# How do you find the exponential model y=ae^(bx) that goes through the points (2,8) (6, 128)?

Jun 27, 2016

One way to approach this problem is to do a substitution which changes the form of the equation to a line.
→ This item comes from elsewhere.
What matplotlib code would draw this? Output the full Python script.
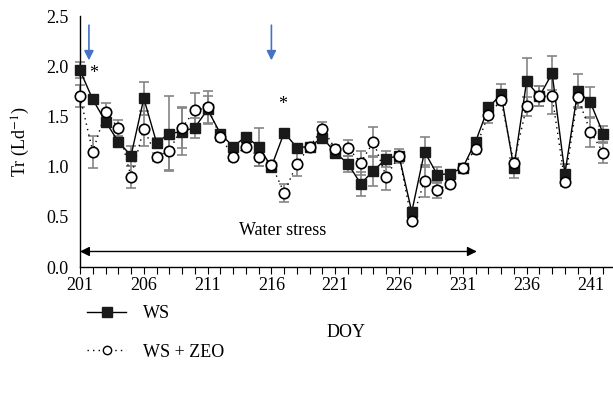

We can do this by taking the $\log$ of both sides:

$\ln \left(y\right) = b x + \ln \left(a\right)$

In this equation, $b$ is our slope which is given by:

$b = \frac{\ln \left({y}_{2}\right) - \ln \left({y}_{1}\right)}{{x}_{2} - {x}_{1}} = \ln \frac{{y}_{2} / {y}_{1}}{{x}_{2} - {x}_{1}}$

$b = \ln \frac{128 / 8}{6 - 2} = \ln \frac{16}{4} = \ln \frac{{2}^{4}}{4} = \ln \left(2\right)$

plugging this into our initial equation we get

$y = a {e}^{\ln \left(2\right) x} = a {\left[{e}^{\ln} \left(2\right)\right]}^{x} = a {2}^{x}$

Then we can get $a$ by plugging our first point:

$8 = a \cdot {2}^{2} = 4 a \implies a = 2$

So our equation becomes:

$y = 2 \cdot {2}^{x}$

or, if we would like to maintain the exponential we would write:

$y = 2 {e}^{\ln \left(2\right) x} \cong 2 {e}^{0.6931 x}$